## begin Dataset extract
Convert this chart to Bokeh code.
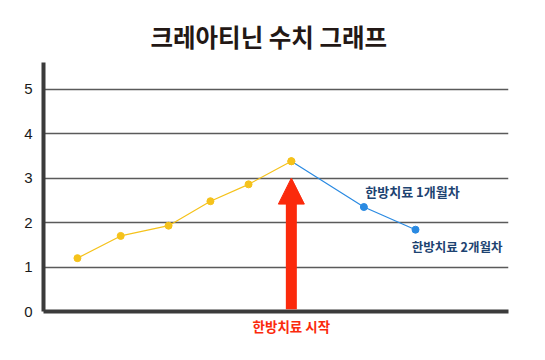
from bokeh.plotting import figure
from bokeh.models import Label, Arrow, NormalHead, FixedTicker, Range1d
from bokeh.embed import file_html
from bokeh.resources import INLINE

# Data (x positions along the time axis, creatinine values)
before_x = [7.3, 16.6, 26.9, 35.9, 44.1, 53.3]
before_y = [1.20, 1.70, 1.93, 2.48, 2.86, 3.38]
after_x = [53.3, 68.9, 80.0]
after_y = [3.38, 2.35, 1.84]
y_ticks = [0, 1, 2, 3, 4, 5]
title_text = "크레아티닌 수치 그래프"
start_label = "한방치료 시작"
month_labels = ["한방치료 1개월차", "한방치료 2개월차"]
treatment_start_x = 53.3
arrow_top = 3.0

KR = "Noto Sans CJK KR"

p = figure(width=537, height=352, output_backend="svg", toolbar_location=None,
           x_range=Range1d(0, 100), y_range=Range1d(0, 5.6),
           min_border_left=43, min_border_right=29, min_border_top=62, min_border_bottom=41,
           title=title_text)
p.outline_line_color = None
p.background_fill_color = "white"
p.border_fill_color = "white"

p.title.text_font = KR
p.title.text_font_style = "bold"
p.title.text_font_size = "24.5px"
p.title.text_color = "#231815"
p.title.align = "left"
p.title.offset = 107
p.title.vertical_align = "top"
p.title.standoff = 14

# axes
p.yaxis.ticker = FixedTicker(ticks=y_ticks)
p.yaxis.axis_line_width = 4
p.yaxis.axis_line_color = "#3b3b3b"
p.yaxis.major_tick_line_color = None
p.yaxis.minor_tick_line_color = None
p.yaxis.major_tick_out = 0
p.yaxis.major_label_standoff = 11
p.yaxis.major_label_text_font = "Liberation Sans"
p.yaxis.major_label_text_font_size = "15px"
p.yaxis.major_label_text_color = "#1a1a1a"

red = "#fb2a0c"
p.xaxis.ticker = FixedTicker(ticks=[treatment_start_x])
p.xaxis.major_label_overrides = {treatment_start_x: start_label}
p.xaxis.axis_line_width = 4
p.xaxis.axis_line_color = "#3b3b3b"
p.xaxis.major_tick_line_color = None
p.xaxis.minor_tick_line_color = None
p.xaxis.major_tick_out = 0
p.xaxis.major_label_standoff = 4
p.xaxis.major_label_text_font = KR
p.xaxis.major_label_text_font_style = "bold"
p.xaxis.major_label_text_font_size = "13.5px"
p.xaxis.major_label_text_color = red

p.xgrid.grid_line_color = None
p.ygrid.ticker = FixedTicker(ticks=y_ticks[1:])
p.ygrid.grid_line_color = "#5a5a5a"
p.ygrid.grid_line_width = 1.5

yellow = "#f5c21b"
blue = "#2a8ae2"

p.line(before_x, before_y, line_color=yellow, line_width=1.2)
p.scatter(before_x, before_y, size=7, fill_color=yellow, line_color=yellow)
p.line(after_x, after_y, line_color=blue, line_width=1.2)
p.scatter(after_x[1:], after_y[1:], size=7, fill_color=blue, line_color=blue)
p.scatter(before_x[-1:], before_y[-1:], size=7, fill_color=yellow, line_color=yellow)

p.add_layout(Arrow(end=NormalHead(size=26, fill_color=red, line_color=red, line_width=1),
                   x_start=treatment_start_x, y_start=0.05,
                   x_end=treatment_start_x, y_end=arrow_top,
                   line_color=red, line_width=11))

navy = "#1d4371"
p.add_layout(Label(x=69.2, y=2.69, text=month_labels[0], text_font=KR, text_font_style="bold",
                   text_font_size="13px", text_color=navy, text_baseline="middle"))
p.add_layout(Label(x=79.2, y=1.47, text=month_labels[1], text_font=KR, text_font_style="bold",
                   text_font_size="12.5px", text_color=navy, text_baseline="middle"))

open("out.html", "w").write(file_html(p, INLINE))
## end Dataset extract
Exercise brief: Emit the lines of the material exactly, from its first line to the line containing "from bokeh.resources import INLINE", inclusive; leave every picture out.

Output below:
Convert this chart to Bokeh code.
from bokeh.plotting import figure
from bokeh.models import Label, Arrow, NormalHead, FixedTicker, Range1d
from bokeh.embed import file_html
from bokeh.resources import INLINE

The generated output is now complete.